Zwanzig Jahre später ist das Mädchen Kirsten zu einer kämpferischen Frau (Mackenzie Davis) herangewachsen. Zusammen mit einer Lumpentruppe von Laiendarstellern zieht sie um den Lake Michigan. Gemeinsam inszenieren sie für die Überlebenden Stücke von William Shakespeare. «Damit versuchen wir», sagt die Chefin des Theaterkollektivs, eine Pianistin, «der Welt für kurze Zeit einen Sinn zu geben.»
Das Theater als Proberaum
«Station Eleven» dokumentiert die Gefahren des Überlebens in einer feindlichen Natur, zeigt das Misstrauen und die Gewaltbereitschaft der vom Virus Verschonten. Dennoch wird hier keine Dystopie als Horrorserie aufgezogen, von denen es so viele gibt. Sondern die Regisseure um den Drehbuchautor Patrick Somerville interessieren sich dafür, was die Menschen zusammenhält; was sie also daran hindert, einander zu vernichten.

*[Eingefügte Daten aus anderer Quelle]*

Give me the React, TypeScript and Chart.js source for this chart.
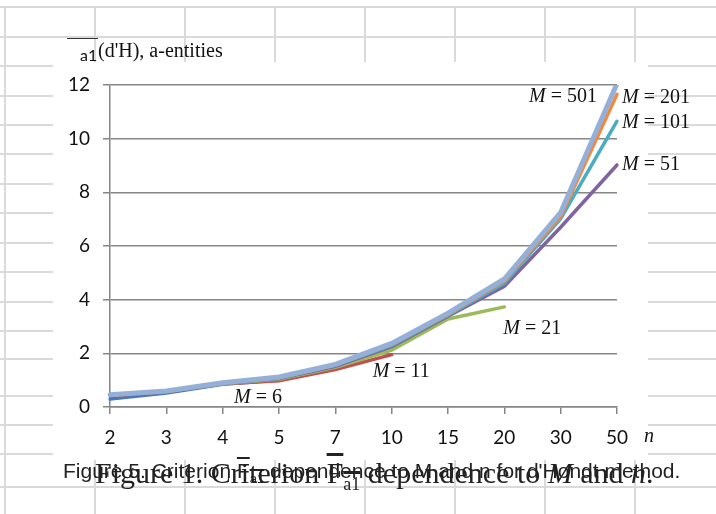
import React, { useEffect, useRef } from 'react'
import { Chart, registerables } from 'chart.js'

Chart.register(...registerables)

// number of parties n (category axis)
const N_VALUES = ['2', '3', '4', '5', '7', '10', '15', '20', '30', '50']
// number of seats M for each series
const M_NAMES = ['6', '11', '21', '51', '101', '201', '501']

const M6 = [0.3, 0.52, 0.85, 1.0]
const M11 = [0.42, 0.57, 0.87, 0.98, 1.4, 1.95]
const M21 = [0.44, 0.58, 0.87, 1.03, 1.48, 2.12, 3.28, 3.73]
const M51 = [0.45, 0.58, 0.88, 1.06, 1.52, 2.25, 3.38, 4.5, 6.7, 9.02]
const M101 = [0.45, 0.59, 0.89, 1.08, 1.55, 2.3, 3.42, 4.62, 7.02, 10.65]
const M201 = [0.45, 0.6, 0.9, 1.1, 1.57, 2.33, 3.45, 4.7, 7.1, 11.65]
const M501 = [0.46, 0.6, 0.9, 1.12, 1.59, 2.37, 3.5, 4.77, 7.25, 12.05]

const SERIES = [M6, M11, M21, M51, M101, M201, M501]
const COLORS = ['#4a78bb', '#c0504d', '#9bbb59', '#8064a2', '#4bacc6', '#f0883e', '#95b0d8']
const WIDTHS = [3.5, 3.5, 3.5, 3.5, 3.5, 3.5, 5]

// where each "M = ..." label sits relative to the last point of its line
const LABEL_POS = [
  { dx: -45, dy: 18, align: 'left' },
  { dx: -19, dy: 17, align: 'left' },
  { dx: -1, dy: 22, align: 'left' },
  { dx: 5, dy: 0, align: 'left' },
  { dx: 5, dy: 2, align: 'left' },
  { dx: 5, dy: 3, align: 'left' },
  { dx: -20, dy: 13, align: 'right' },
]

// background spreadsheet cells
const SHEET_COLS = [5, 95, 185, 275, 365, 455, 545, 635]
const SHEET_ROWS = [7, 37, 66, 96, 125, 154, 184, 213, 243, 272, 302, 331, 359, 396, 425, 454, 487]

const serif = '"Liberation Serif", "DejaVu Serif", serif'
const sans = '"Liberation Sans", Arial, sans-serif'

const seriesLabels = {
  id: 'seriesLabels',
  afterDraw(chart: any) {
    const ctx = chart.ctx
    ctx.save()
    ctx.fillStyle = '#111'
    ctx.textBaseline = 'middle'
    const italic = `italic 20px ${serif}`
    const plain = `20px ${serif}`
    SERIES.forEach((s, i) => {
      const pt = chart.getDatasetMeta(i).data[s.length - 1]
      if (!pt) return
      const pos = LABEL_POS[i]
      const rest = ' = ' + M_NAMES[i]
      ctx.font = italic
      const wM = ctx.measureText('M').width
      ctx.font = plain
      const wR = ctx.measureText(rest).width
      let x = pt.x + pos.dx
      if (pos.align === 'right') x -= wM + wR
      const y = pt.y + pos.dy
      ctx.textAlign = 'left'
      ctx.font = italic
      ctx.fillText('M', x, y)
      ctx.font = plain
      ctx.fillText(rest, x + wM, y)
    })
    // axis name n
    const xs = chart.scales.x
    ctx.font = italic
    ctx.fillText('n', xs.right + 27, 437)
    ctx.restore()
  },
}

function FigureChart() {
  const canvasRef = useRef<HTMLCanvasElement>(null)
  const chartRef = useRef<Chart | null>(null)

  useEffect(() => {
    if (!canvasRef.current) return
    const ctx = canvasRef.current.getContext('2d')
    if (!ctx) return

    chartRef.current = new Chart(ctx, {
      type: 'line',
      data: {
        labels: N_VALUES,
        datasets: SERIES.map((s, i) => ({
          label: 'M = ' + M_NAMES[i],
          data: s,
          borderColor: COLORS[i],
          backgroundColor: COLORS[i],
          borderWidth: WIDTHS[i],
          pointRadius: 0,
          tension: 0,
          fill: false,
          borderCapStyle: 'round' as const,
          order: SERIES.length - i,
        })),
      },
      options: {
        animation: false,
        responsive: true,
        maintainAspectRatio: false,
        layout: { padding: { top: 85, right: 99, left: 0, bottom: 0 } },
        plugins: {
          legend: { display: false },
          tooltip: { enabled: false },
        },
        scales: {
          x: {
            offset: false,
            border: { display: true, color: '#868686', width: 1.5 },
            grid: { drawOnChartArea: false, drawTicks: true, tickLength: 7, color: '#868686', lineWidth: 1.5 },
            ticks: { color: '#111', font: { family: 'Lato', size: 19 }, padding: 12, maxRotation: 0, autoSkip: false },
            afterFit: (scale: any) => { scale.height = 107 },
          },
          y: {
            min: 0,
            max: 12,
            border: { display: true, color: '#868686', width: 1.5 },
            grid: { color: '#868686', lineWidth: 1.5, drawTicks: true, tickLength: 7 },
            ticks: { stepSize: 2, color: '#111', font: { family: 'Lato', size: 19 }, padding: 13 },
            afterFit: (scale: any) => { scale.width = 110 },
          },
        },
      },
      plugins: [seriesLabels],
    })

    return () => {
      if (chartRef.current) {
        chartRef.current.destroy()
        chartRef.current = null
      }
    }
  }, [])

  return (
    <div style={{ position: 'absolute', left: 0, top: 0, width: 716, height: 514 }}>
      <canvas ref={canvasRef} />
    </div>
  )
}

export default function App() {
  return (
    <div style={{ position: 'absolute', left: 0, top: 0, width: 716, height: 514, overflow: 'hidden', background: '#fff' }}>
      {SHEET_COLS.map(x => (
        <div key={'c' + x} style={{ position: 'absolute', left: x - 1, top: 6, width: 2, height: 514, background: '#dadada' }} />
      ))}
      {SHEET_ROWS.map(y => (
        <div key={'r' + y} style={{ position: 'absolute', left: 0, top: y - 1, width: 716, height: 2, background: '#dadada' }} />
      ))}
      <div style={{ position: 'absolute', left: 53, top: 62, width: 595, height: 398, background: '#fff' }} />

      <FigureChart />

      {/* y axis title */}
      <div style={{ position: 'absolute', left: 67, top: 38, width: 31, borderTop: '1.5px solid #333' }} />
      <div style={{ position: 'absolute', left: 80, top: 47, fontFamily: 'Lato', fontSize: 16, lineHeight: '16px', color: '#111' }}>a1</div>
      <div style={{ position: 'absolute', left: 98, top: 40, fontFamily: serif, fontSize: 20, lineHeight: '20px', color: '#111', whiteSpace: 'nowrap' }}>
        (d'H), a-entities
      </div>

      {/* captions */}
      <div style={{ position: 'absolute', left: 63, top: 460, fontFamily: sans, fontSize: 21, lineHeight: '21px', color: '#222', whiteSpace: 'nowrap' }}>
        Figure 5. Criterion <span style={{ textDecoration: 'overline' }}>F<sub style={{ fontSize: 13 }}>a1</sub></span> dependence to M and n for d'Hondt method.
      </div>
      <div style={{ position: 'absolute', left: 95, top: 458, fontFamily: serif, fontSize: 30, lineHeight: '30px', color: '#222', whiteSpace: 'nowrap' }}>
        Figure 1. Criterion <span style={{ textDecoration: 'overline' }}>F<sub style={{ fontSize: 18 }}>a1</sub></span> dependence to <i>M</i> and <i>n</i>.
      </div>
    </div>
  )
}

Die zehnteilige Serie endet entsprechend hoffnungsvoll, mit einer Aufführung von Shakespeares Hamlet, in welcher mehrere Figuren der Serie ihre Differenzen in einem Stück aufführen, um sie im Leben zu überwinden. Das Theater als Proberaum des Lebens: Keiner hat das so gut verstanden wie William Shakespeare. Er tat es vor über 400 Jahren. Er tut es heute noch.
«Succession» läuft auf Sky Show, «The Tragedy of Macbeth» auf Apple TV+. «Station Eleven» startet am 30. Januar auf Sky Show.